━━━ Source material
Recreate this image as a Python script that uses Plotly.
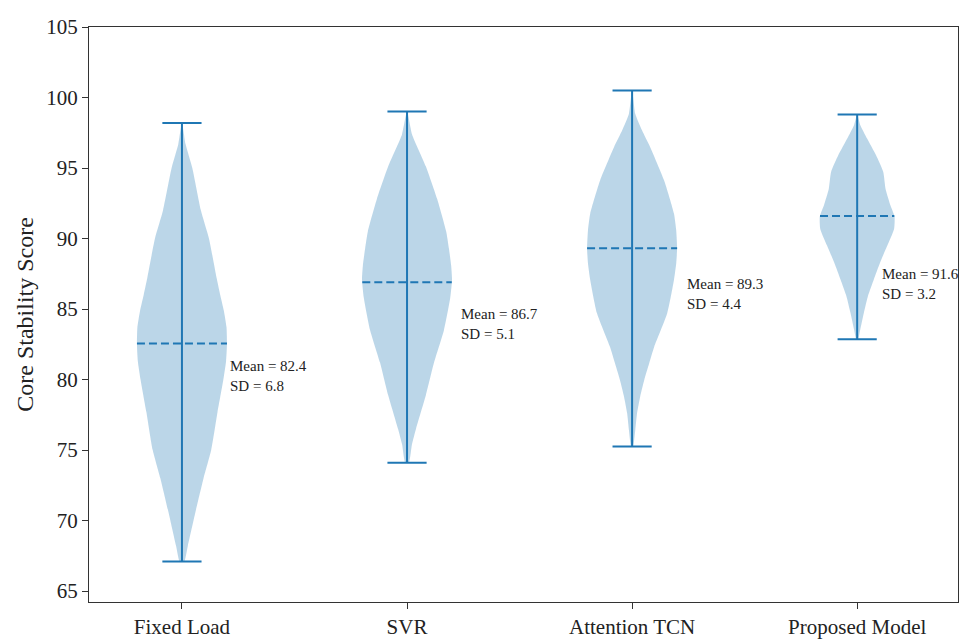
import numpy as np
import plotly.graph_objects as go

# ---------------- data ----------------
categories = ["Fixed Load", "SVR", "Attention TCN", "Proposed Model"]

# density profile (relative half-width, 1 = widest) at score levels
fixed_y = [98.2, 96.7, 95.0, 92.0, 90.0, 87.2, 86.0, 84.9, 83.7, 82.5, 81.3, 80.0, 77.7, 75.0, 73.0, 70.6, 68.2, 67.1]
fixed_w = [0.0, 0.08, 0.23, 0.42, 0.60, 0.77, 0.85, 0.93, 0.99, 1.0, 0.98, 0.92, 0.79, 0.65, 0.48, 0.30, 0.13, 0.05]

svr_y = [99.0, 97.4, 95.1, 92.8, 90.5, 89.3, 88.1, 87.1, 85.8, 83.5, 81.2, 78.9, 76.5, 75.4, 74.1]
svr_w = [0.0, 0.11, 0.42, 0.67, 0.87, 0.93, 0.98, 1.0, 0.96, 0.82, 0.60, 0.42, 0.20, 0.11, 0.04]

tcn_y = [100.5, 98.85, 97.67, 96.49, 94.13, 91.77, 90.59, 89.3, 88.23, 87.05, 84.69, 82.3, 81.15, 79.97, 78.8, 77.6, 76.4, 75.25]
tcn_w = [0.0, 0.07, 0.22, 0.40, 0.71, 0.93, 0.98, 1.0, 0.98, 0.93, 0.78, 0.49, 0.38, 0.27, 0.18, 0.11, 0.07, 0.02]

prop_y = [98.8, 98.04, 97.09, 95.9, 94.72, 93.53, 92.34, 91.56, 90.68, 89.5, 88.3, 87.1, 85.93, 84.75, 83.56, 82.85]
prop_w = [0.0, 0.07, 0.22, 0.42, 0.58, 0.63, 0.74, 0.83, 0.82, 0.67, 0.51, 0.37, 0.24, 0.15, 0.07, 0.02]

mins = [67.1, 74.1, 75.25, 82.85]
maxs = [98.2, 99.0, 100.5, 98.8]
mean_line = [82.55, 86.9, 89.3, 91.6]
mean_text = ["82.4", "86.7", "89.3", "91.6"]
sd_text = ["6.8", "5.1", "4.4", "3.2"]

# annotation anchors (score level of label block, horizontal offset from violin)
label_y = [80.24, 83.94, 86.07, 86.78]
label_dx = [0.206, 0.231, 0.237, 0.10]

yticks = [65, 70, 75, 80, 85, 90, 95, 100, 105]

# ---------------- styling ----------------
BLUE = "#1f77b4"
FILL = "rgba(31,119,180,0.30)"
FONT = "Liberation Serif"
MAXHALF = 0.20   # half-width of the widest violin, in x units
CAPHALF = 0.087

profiles = [(fixed_y, fixed_w), (svr_y, svr_w), (tcn_y, tcn_w), (prop_y, prop_w)]
positions = [1, 2, 3, 4]

fig = go.Figure()

for i, (py, pw) in enumerate(profiles):
    pos = positions[i]
    py = np.array(py, dtype=float)
    pw = np.array(pw, dtype=float) * MAXHALF
    xs = np.concatenate([pos + pw, (pos - pw)[::-1]])
    ys = np.concatenate([py, py[::-1]])
    fig.add_trace(go.Scatter(x=xs, y=ys, mode="lines", fill="toself",
                             fillcolor=FILL, line=dict(width=0, shape="spline", smoothing=0.5),
                             hoverinfo="skip", showlegend=False))

for i, (py, pw) in enumerate(profiles):
    pos = positions[i]
    fig.add_trace(go.Scatter(x=[pos, pos], y=[mins[i], maxs[i]], mode="lines",
                             line=dict(color=BLUE, width=2), showlegend=False, hoverinfo="skip"))
    for v in (mins[i], maxs[i]):
        fig.add_trace(go.Scatter(x=[pos - CAPHALF, pos + CAPHALF], y=[v, v], mode="lines",
                                 line=dict(color=BLUE, width=2), showlegend=False, hoverinfo="skip"))
    yy = np.array(py)[::-1]
    ww = np.array(pw)[::-1] * MAXHALF
    hw = float(np.interp(mean_line[i], yy, ww))
    fig.add_trace(go.Scatter(x=[pos - hw, pos + hw], y=[mean_line[i], mean_line[i]], mode="lines",
                             line=dict(color=BLUE, width=2, dash="8px,4px"),
                             showlegend=False, hoverinfo="skip"))
    fig.add_annotation(x=pos + label_dx[i], y=label_y[i], xref="x", yref="y",
                       text=f"Mean = {mean_text[i]}<br>SD = {sd_text[i]}",
                       showarrow=False, xanchor="left", yanchor="middle", align="left",
                       font=dict(family=FONT, size=15, color="#222"))

fig.add_annotation(x=-0.0745, y=0.5, xref="paper", yref="paper", text="Core Stability Score",
                   textangle=-90, showarrow=False, xanchor="center", yanchor="middle",
                   font=dict(family=FONT, size=24, color="#222"))

axis_common = dict(showline=True, mirror=True, linecolor="#333", linewidth=1.3,
                   ticks="outside", ticklen=6, tickwidth=1.2, tickcolor="#333",
                   showgrid=False, zeroline=False,
                   tickfont=dict(family=FONT, size=21, color="#222"))

fig.update_layout(
    width=961, height=641,
    margin=dict(l=89, r=3, t=27, b=39),
    plot_bgcolor="white", paper_bgcolor="white",
    xaxis=dict(range=[0.587, 4.448], tickvals=positions, ticktext=categories, **axis_common),
    yaxis=dict(range=[64.22, 105], tickvals=yticks, **axis_common),
    showlegend=False,
)

fig.write_html("out.html")
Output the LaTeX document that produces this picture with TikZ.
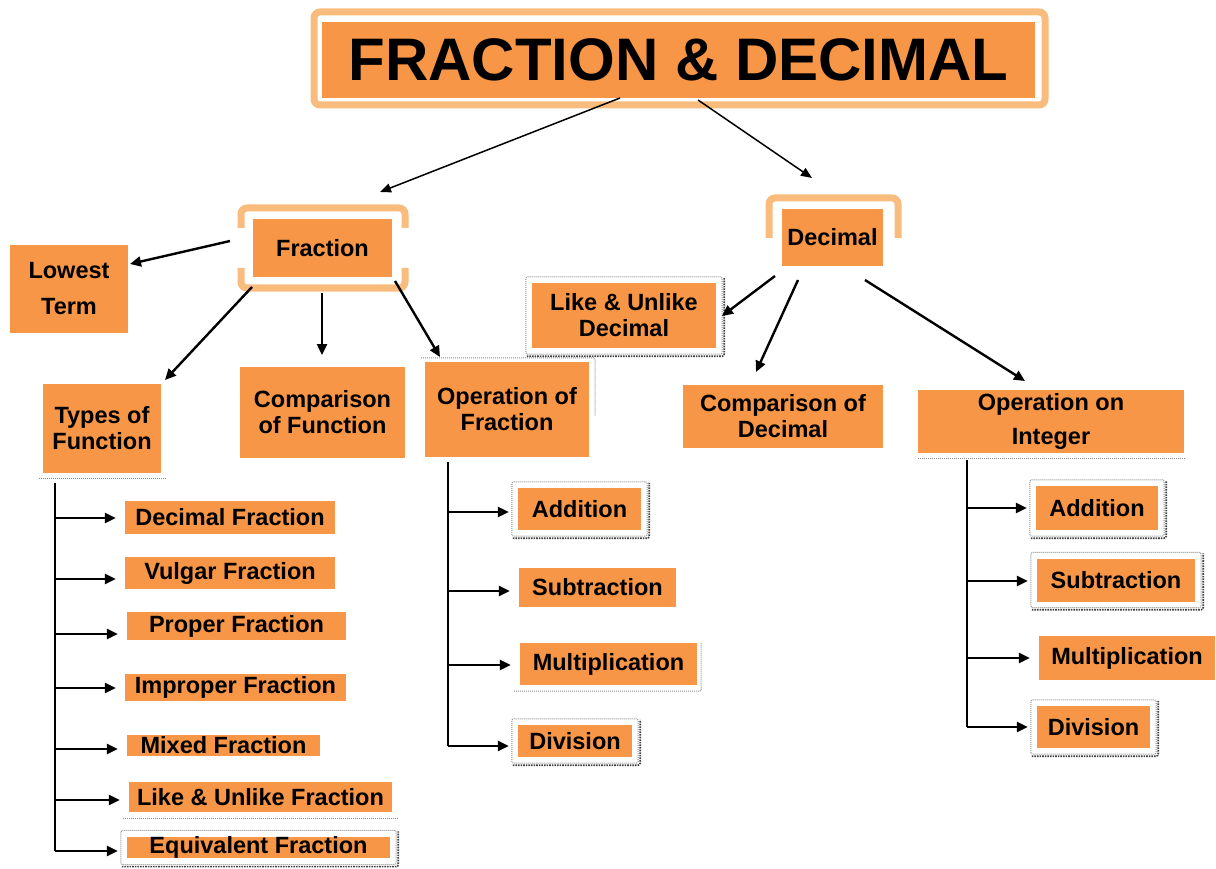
━━━━━━
Directions :: Of all the lines above, how many contain "that"? Give the number and nothing more.

Written solution :: 2